The Curries

The Curries
Keith and Patricia

Wednesday, January 26, 2011

Active Dads, Effective Dads

    Not long ago, I sat in church and noticed a young visiting couple having difficulty with their little one. As I watched, the young mother got up once during the worship, once during the announcements, and once during the message—three times— to take her little troublemaker out. Meanwhile, the dad sat there and did nothing. He was passive.

    It reminded me of Adam in the garden when Eve was being tempted by the serpent. Eve discussed, listened, and ate. Then she gave the fruit to Adam “who was with her.” He had been there the whole time and done nothing. He had been passive. His passivity did not benefit his offspring.

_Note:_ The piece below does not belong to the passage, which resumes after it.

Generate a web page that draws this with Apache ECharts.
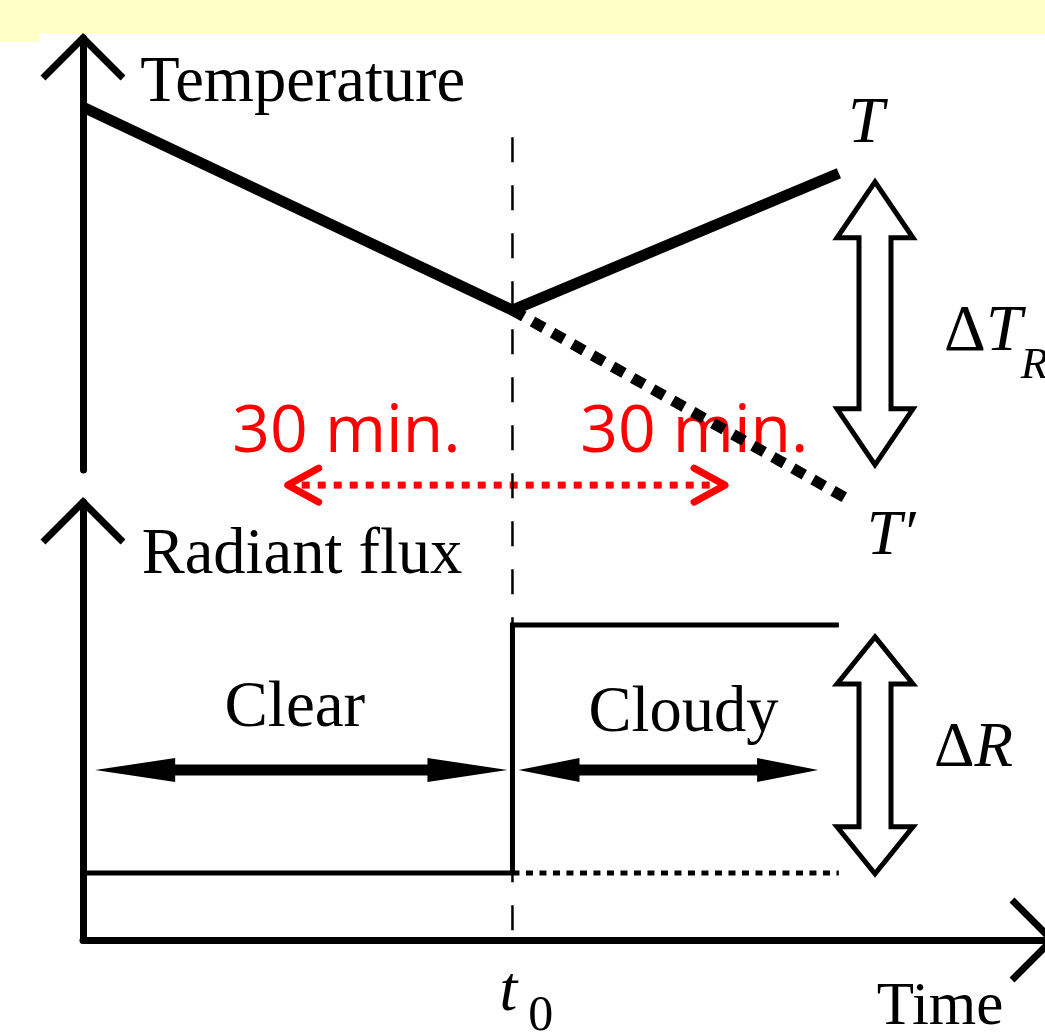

    When I was a young tyke, too young to remember the incident directly, I acted up in church. (My mom has related this story to me out of her compassion.) Apparently, I made enough noise to disturb the people nearby. My dad swept me into his arms and marched out of the auditorium and down the stairs to the basement of the church. There, he “warmed my bottom.” Then he instructed me that it was time to “dry it up,” meaning it was time to stop crying. In the intensity of that one-on-one moment, I calmed myself.

    Then Dad carried me back upstairs and into the auditorium. After about five steps in, I saw Mom and let out a wail. That was a big mistake! Dad immediately whirled around, took me back downstairs, and again warmed my bottom. Knowing my dad as I later came to know my dad, I imagine he said, “Now, I mean, dry it up!” I did my best, sniffling and snuffling, but far from crying and wailing.

    When we re-entered the auditorium this time, I managed to keep my noise limited to those same sniffles and snuffles. There I sat, through the rest of that morning, beside my dad, muffling my snuffling as well as I could.

    Whatever age I was, that was the day I learned to listen in church. That discipline has served me well through the years. Because of him, I listened, I learned, I responded.

    “Shorty” Currie was an involved dad. He didn’t sit back and watch my mother carry the family. He stepped up. Today, we need more dads like Shorty Currie. I am sure that he probably made some minor mistakes along the way, just as we all have. But he got the main things right: Don’t be a passive dad, take responsibility, lead the discipline charge.

    This week, if he were still alive, William Carnelious Currie would be turning ninety-one. My brother, my sister, and I have benefited from his fatherhood. He was an active and effective dad.